In the dark night of the soul, I reach out to assure myself of things not seen. I must lay my hands on the side of the tree, must feel the prick of grass on my skin, must smell the dirt, must sing to myself a brave lullaby in order to sustain my hopes.--Scott Russell Sanders (From Staying Put)
There are months or years or seasons that feel unbearable. I have been tasked to think of some of those times that felt that way for me as I move through a 12-week study in the book by Julia Cameron entitled, It's Never Too Late To Begin Again. She asks the reader to divide their lives into five year increments, then asks several questions to consider as one remembers that time frame.
Questions like: "Whom did you form new major relationships with in the period?" "Where did you live?" "What was your community during this period? Was it satisfying, complicated, dramatic, supportive?" "What sound do you remember during this time?"

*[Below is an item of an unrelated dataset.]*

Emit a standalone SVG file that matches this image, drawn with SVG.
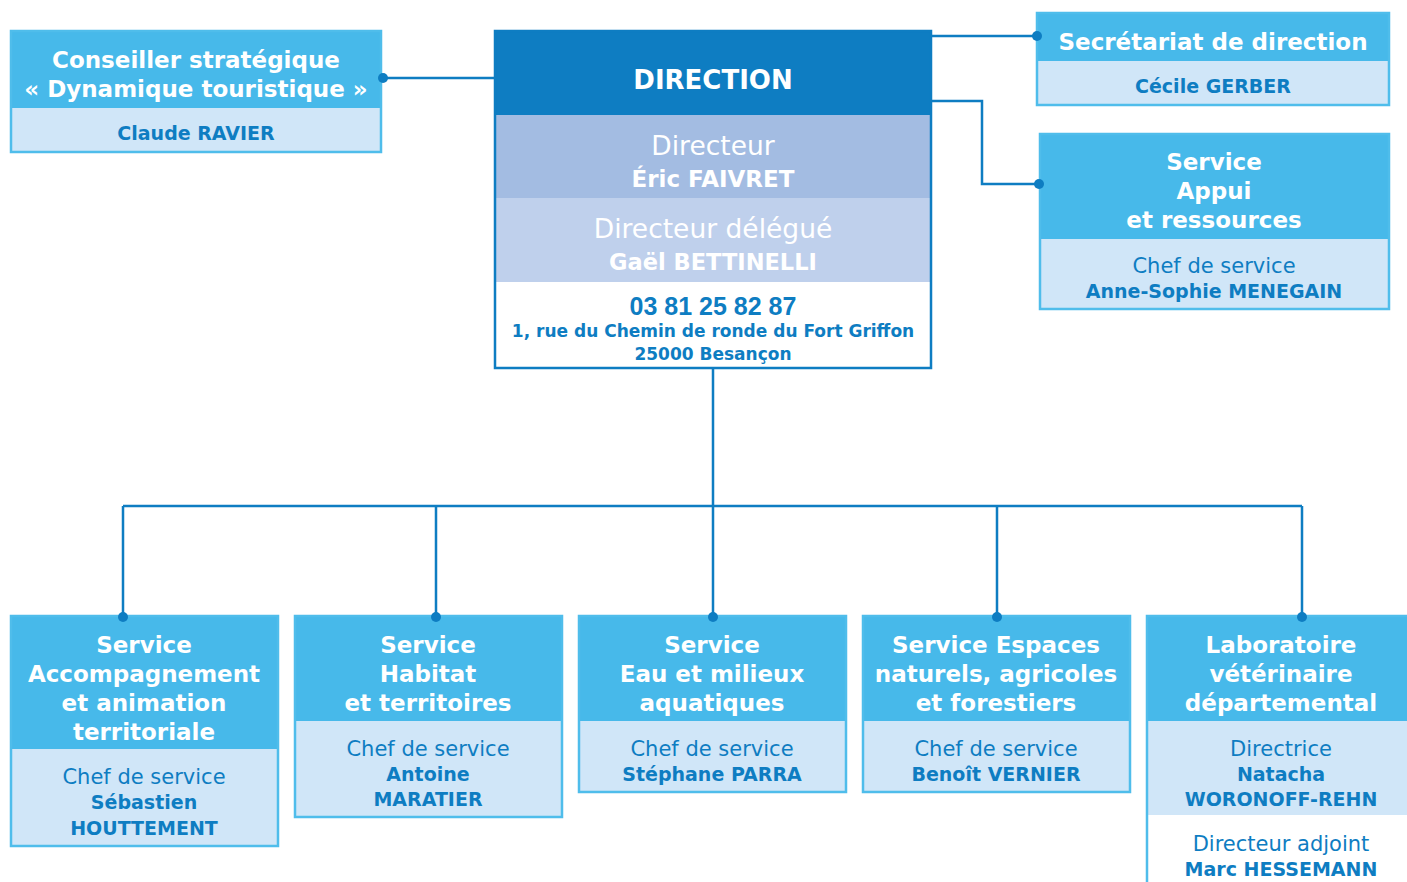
<svg xmlns="http://www.w3.org/2000/svg" width="1407" height="882" viewBox="0 0 1407 882">
<style>
.hd{fill:#47B9EA}
.lt{fill:#D0E6F8}
.bx{fill:none;stroke:#4FBDEB;stroke-width:2.5}
.t{font-family:"DejaVu Sans","Liberation Sans",sans-serif;text-anchor:middle}
.w{fill:#fff;font-weight:bold;font-size:23px}
.n{fill:#0E7DC2;font-weight:bold;font-size:19px}
.r{fill:#0E7DC2;font-size:21px}
.c{fill:none;stroke:#0E7DC2;stroke-width:2.5}
.d{fill:#0E7DC2}
</style>
<g id="conseiller">
<rect class="hd" x="11" y="31" width="370" height="77"/>
<rect class="lt" x="11" y="108" width="370" height="44"/>
<rect class="bx" x="11" y="31" width="370" height="121"/>
<text class="t w" x="196" y="68" font-size="22.6">Conseiller stratégique</text>
<text class="t w" x="196" y="97" font-size="22.6">« Dynamique touristique »</text>
<text class="t n" x="196" y="140">Claude RAVIER</text>
</g>
<g id="direction">
<rect x="495" y="31" width="436" height="84" fill="#0E7DC2"/>
<rect x="495" y="115" width="436" height="83" fill="#A3BCE2"/>
<rect x="495" y="198" width="436" height="84" fill="#BFD0EC"/>
<rect x="495" y="282" width="436" height="86" fill="#fff"/>
<rect x="495" y="31" width="436" height="337" fill="none" stroke="#0E7DC2" stroke-width="2.5"/>
<text class="t" x="713" y="89" fill="#fff" font-weight="bold" font-size="26">DIRECTION</text>
<text class="t" x="713" y="155" fill="#fff" font-size="26.5">Directeur</text>
<text class="t" x="713" y="187" fill="#fff" font-size="23" font-weight="bold">Éric FAIVRET</text>
<text class="t" x="713" y="238" fill="#fff" font-size="26.5">Directeur délégué</text>
<text class="t" x="713" y="270" fill="#fff" font-size="22.5" font-weight="bold">Gaël BETTINELLI</text>
<text x="713" y="315" fill="#0E7DC2" font-size="25" font-weight="bold" font-family="Liberation Sans, sans-serif" text-anchor="middle">03 81 25 82 87</text>
<text class="t" x="713" y="337" fill="#0E7DC2" font-size="17" font-weight="bold">1, rue du Chemin de ronde du Fort Griffon</text>
<text class="t" x="713" y="360" fill="#0E7DC2" font-size="17" font-weight="bold">25000 Besançon</text>
</g>
<g id="secretariat">
<rect class="hd" x="1037" y="13" width="352" height="48"/>
<rect class="lt" x="1037" y="61" width="352" height="44"/>
<rect class="bx" x="1037" y="13" width="352" height="92"/>
<text class="t w" x="1213" y="50" font-size="22.4">Secrétariat de direction</text>
<text class="t n" x="1213" y="93">Cécile GERBER</text>
</g>
<g id="appui">
<rect class="hd" x="1040" y="134" width="349" height="105"/>
<rect class="lt" x="1040" y="239" width="349" height="70"/>
<rect class="bx" x="1040" y="134" width="349" height="175"/>
<text class="t w" x="1214" y="170">Service</text>
<text class="t w" x="1214" y="199">Appui</text>
<text class="t w" x="1214" y="228">et ressources</text>
<text class="t r" x="1214" y="273">Chef de service</text>
<text class="t n" x="1214" y="298">Anne-Sophie MENEGAIN</text>
</g>
<g id="accompagnement">
<rect class="hd" x="11" y="616" width="267" height="133"/>
<rect class="lt" x="11" y="749" width="267" height="97"/>
<rect class="bx" x="11" y="616" width="267" height="230"/>
<text class="t w" x="144" y="653">Service</text>
<text class="t w" x="144" y="682">Accompagnement</text>
<text class="t w" x="144" y="711">et animation</text>
<text class="t w" x="144" y="740">territoriale</text>
<text class="t r" x="144" y="784">Chef de service</text>
<text class="t n" x="144" y="809">Sébastien</text>
<text class="t n" x="144" y="835">HOUTTEMENT</text>
</g>
<g id="habitat">
<rect class="hd" x="295" y="616" width="267" height="105"/>
<rect class="lt" x="295" y="721" width="267" height="96"/>
<rect class="bx" x="295" y="616" width="267" height="201"/>
<text class="t w" x="428" y="653">Service</text>
<text class="t w" x="428" y="682">Habitat</text>
<text class="t w" x="428" y="711">et territoires</text>
<text class="t r" x="428" y="756">Chef de service</text>
<text class="t n" x="428" y="781">Antoine</text>
<text class="t n" x="428" y="806">MARATIER</text>
</g>
<g id="eau">
<rect class="hd" x="579" y="616" width="267" height="105"/>
<rect class="lt" x="579" y="721" width="267" height="71"/>
<rect class="bx" x="579" y="616" width="267" height="176"/>
<text class="t w" x="712" y="653">Service</text>
<text class="t w" x="712" y="682">Eau et milieux</text>
<text class="t w" x="712" y="711">aquatiques</text>
<text class="t r" x="712" y="756">Chef de service</text>
<text class="t n" x="712" y="781">Stéphane PARRA</text>
</g>
<g id="espaces">
<rect class="hd" x="863" y="616" width="267" height="105"/>
<rect class="lt" x="863" y="721" width="267" height="71"/>
<rect class="bx" x="863" y="616" width="267" height="176"/>
<text class="t w" x="996" y="653">Service Espaces</text>
<text class="t w" x="996" y="682">naturels, agricoles</text>
<text class="t w" x="996" y="711">et forestiers</text>
<text class="t r" x="996" y="756">Chef de service</text>
<text class="t n" x="996" y="781">Benoît VERNIER</text>
</g>
<g id="laboratoire">
<rect class="hd" x="1147" y="616" width="270" height="105"/>
<rect class="lt" x="1147" y="721" width="270" height="94"/>
<rect x="1147" y="815" width="270" height="80" fill="#fff"/>
<rect class="bx" x="1147" y="616" width="270" height="280"/>
<text class="t w" x="1281" y="653">Laboratoire</text>
<text class="t w" x="1281" y="682">vétérinaire</text>
<text class="t w" x="1281" y="711">départemental</text>
<text class="t r" x="1281" y="756">Directrice</text>
<text class="t n" x="1281" y="781">Natacha</text>
<text class="t n" x="1281" y="806">WORONOFF-REHN</text>
<text class="t r" x="1281" y="851">Directeur adjoint</text>
<text class="t n" x="1281" y="876">Marc HESSEMANN</text>
</g>
<g id="connectors">
<path class="c" d="M383 78H494"/>
<path class="c" d="M932 36H1037"/>
<path class="c" d="M932 101H982V184H1039"/>
<path class="c" d="M713 369V506M123 506H1302M123 506V617M436 506V617M713 506V617M997 506V617M1302 506V617"/>
<circle class="d" cx="383" cy="78" r="5"/>
<circle class="d" cx="1037" cy="36" r="5"/>
<circle class="d" cx="1039" cy="184" r="5"/>
<circle class="d" cx="123" cy="617" r="5"/>
<circle class="d" cx="436" cy="617" r="5"/>
<circle class="d" cx="713" cy="617" r="5"/>
<circle class="d" cx="997" cy="617" r="5"/>
<circle class="d" cx="1302" cy="617" r="5"/>
</g>
</svg>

As I thought about some of Ms. Cameron's questions, I remembered my college years. Even having an amiable roommate and surrounded by other students, I was lonely. A major relationship with a boy had ended and I felt abandoned. There was pressure to keep up my grade-point average while working as a reporter for the college newspaper. I was the pledge trainer for my sorority house. I'd been elected to that position by some arm twisting. The anxiety of attempting to manage twenty plus young women with all the sorority regulations was overwhelming. Yet I remembered a "sound."
When I sat at my desk and wrote term papers and poems, I heard the rhythmic clattering as I pressed the keys of my manual typewriter. The ding of the bell acted as a legal stimulant. Writing was an anchor during that period of grief and uncertainty, life pressures. I can still see my young hands, my nails painted pink pearlescent, resting on the keys as I thought about my next sentence or word for a poem. A thick thesaurus lay open on the floor by my orange vinyl desk chair.
While some of these memories brought me sadness, I paused to consider my resilience during that time. While I didn't experience God's nearness, I never believed that He had forsaken me. My faith held. And my 19-year-old self did not quit. I forged ahead, believing somewhere deep inside myself that I had a good future. I had a belief that God was good, that He saw me. Loved me. I chose to trust Him, even though I couldn't see anything very promising about my life. Perhaps placing my fingers on the old typewriter was like singing to myself a brave lullaby, the echo of those keys resounding in my dorm room the sound of hope sustained. And writing remains an anchor these decades later. And that boy who disappeared now my husband.